## WHAT YOU ARE ASKED TO DO
Pictures stay out. Extract the lines below from the first one through the line with "import plotly.graph_objects as go", both included.
>> START DATA PROVIDED
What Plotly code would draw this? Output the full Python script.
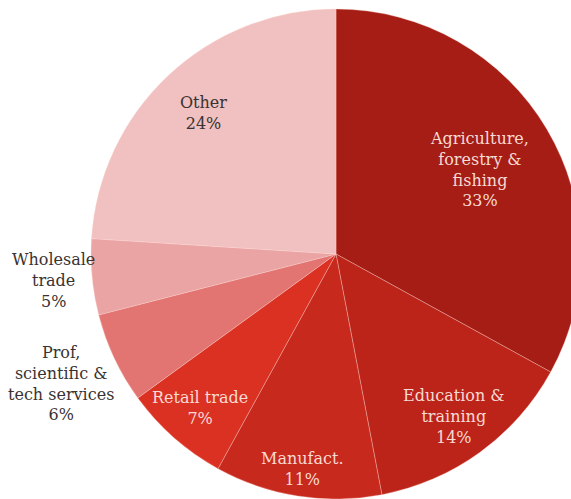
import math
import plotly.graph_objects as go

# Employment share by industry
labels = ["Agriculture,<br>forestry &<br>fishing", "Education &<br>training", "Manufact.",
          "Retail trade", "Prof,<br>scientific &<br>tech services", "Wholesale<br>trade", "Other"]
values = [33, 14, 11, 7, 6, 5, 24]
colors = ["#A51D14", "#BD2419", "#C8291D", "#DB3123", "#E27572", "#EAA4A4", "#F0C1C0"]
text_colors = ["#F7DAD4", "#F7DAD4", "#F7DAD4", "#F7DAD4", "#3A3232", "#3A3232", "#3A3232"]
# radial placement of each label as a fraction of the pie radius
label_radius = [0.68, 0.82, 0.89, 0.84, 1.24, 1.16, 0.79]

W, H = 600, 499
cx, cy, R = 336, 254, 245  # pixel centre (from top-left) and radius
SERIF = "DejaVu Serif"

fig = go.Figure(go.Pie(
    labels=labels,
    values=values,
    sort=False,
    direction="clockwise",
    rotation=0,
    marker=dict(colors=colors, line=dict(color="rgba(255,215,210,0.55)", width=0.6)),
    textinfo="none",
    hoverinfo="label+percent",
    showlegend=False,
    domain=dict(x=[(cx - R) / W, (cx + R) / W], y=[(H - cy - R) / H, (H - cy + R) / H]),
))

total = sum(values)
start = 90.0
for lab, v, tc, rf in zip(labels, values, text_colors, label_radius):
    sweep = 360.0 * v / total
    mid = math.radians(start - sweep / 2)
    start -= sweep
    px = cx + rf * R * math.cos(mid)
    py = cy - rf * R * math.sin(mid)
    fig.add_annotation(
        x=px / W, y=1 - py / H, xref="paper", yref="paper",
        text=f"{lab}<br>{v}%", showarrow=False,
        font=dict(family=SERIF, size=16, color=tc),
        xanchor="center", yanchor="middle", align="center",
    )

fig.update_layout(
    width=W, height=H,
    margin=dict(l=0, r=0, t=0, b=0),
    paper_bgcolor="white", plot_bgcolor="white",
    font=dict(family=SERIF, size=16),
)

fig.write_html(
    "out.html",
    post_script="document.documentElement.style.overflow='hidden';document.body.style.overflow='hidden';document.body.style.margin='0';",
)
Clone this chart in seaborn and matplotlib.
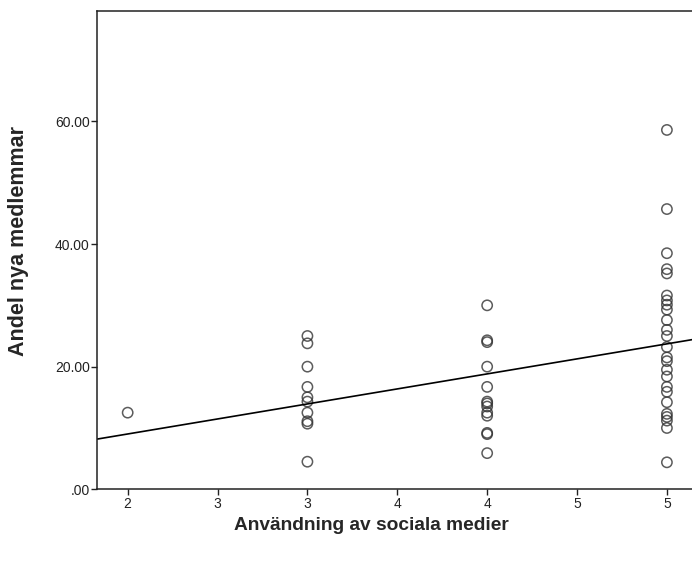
>> END DATA PROVIDED
## SOLVED EXERCISE
What Plotly code would draw this? Output the full Python script.
import math
import plotly.graph_objects as go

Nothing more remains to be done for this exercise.